Горе от осознания того, что я оставляю его, крепко держит меня и рвет своими острыми зубами. Его губы скользят по моим в нежной, интимной ласке, но, когда я раздвигаю губы, чтобы впустить его язык, поцелуй мгновенно меняется.
Сердце замирает в груди от того, каким неистовым, голодным и жаждущим становится наш поцелуй. Языки переплетаются, и я лишаюсь всякой логики. Все, что сейчас имеет значение — это прикосновения Луки, и его губы на моих.
Когда он отстраняется и смотрит на меня сверху вниз, ухмылка, играющая на его губах, противоречит опустошенности его глаз.
— Не буду врать. Я скучаю по твоим профессорским юбкам. — Он проводит ладонями по моим бедрам, задевая джинсы, и я чувствую палящий жар даже сквозь них.
Он что-то громко бормочет, черты его лица окрашиваются страданием и желанием, Лука изучает меня, словно ожидая моего отказа.
Если это прощание, то я хочу получить все. Что бы ни предложил этот мужчина, я приму и буду дорожить этим всегда.
Когда я расстегиваю блузку и поднимаю ее над головой, он пальцами спускает чашечки моего бюстгальтера. Золотисто-карие глаза оглядывают меня, словно я бесценное произведение искусства. Грубые подушечки его больших пальцев царапают мои оголенные соски, и я резко вдыхаю, прежде чем настойчиво потянуть его за футболку.

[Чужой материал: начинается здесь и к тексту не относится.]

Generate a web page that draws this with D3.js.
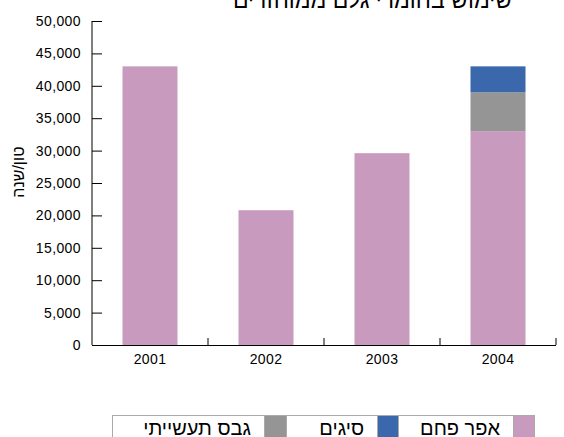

Он срывает ее через голову. Я пытаюсь расстегнуть джинсы, но он отбрасывает мои руки в сторону, быстро расстегивая пуговицу и молнию. Пальцами проникает под пояс моих трусиков и стягивает их вместе с джинсами с моих ног, помогая снять их совсем.
Я провожу ладонями по его твердой груди и по упругому животу, когда его губы захватывают мои. Углубляя поцелуй, он проникает языком в мой рот, и от его прикосновений по мне разливается жар.
С нежностью, от которой у меня сжимается горло, он поднимает меня и сажает на стол. Большие ладони ложатся на мои колени, а его глаза встречаются с моими.
— Все в порядке?
Я киваю.
— Мне нужно услышать, как ты это скажешь.
Я поднимаю руку, обхватываю его затылок и притягиваю его к себе. Всасывая его нижнюю губу, я бормочу.
— Я в порядке, пока ты не перестаешь прикасаться ко мне.
Он слегка кривит рот.
— Да? — одной рукой скользит по моему бедру, и у меня перехватывает дыхание от предвкушения. Когда он нежно проводит пальцем по моей киске, я задыхаюсь.
— Мм… Ты позволишь мне попробовать? — его палец скользит между моими внешними губами, погружаясь внутрь на самую малую толику. Когда он ощущает мою влагу, то издает стон. — Я должен поласкать свою женщину.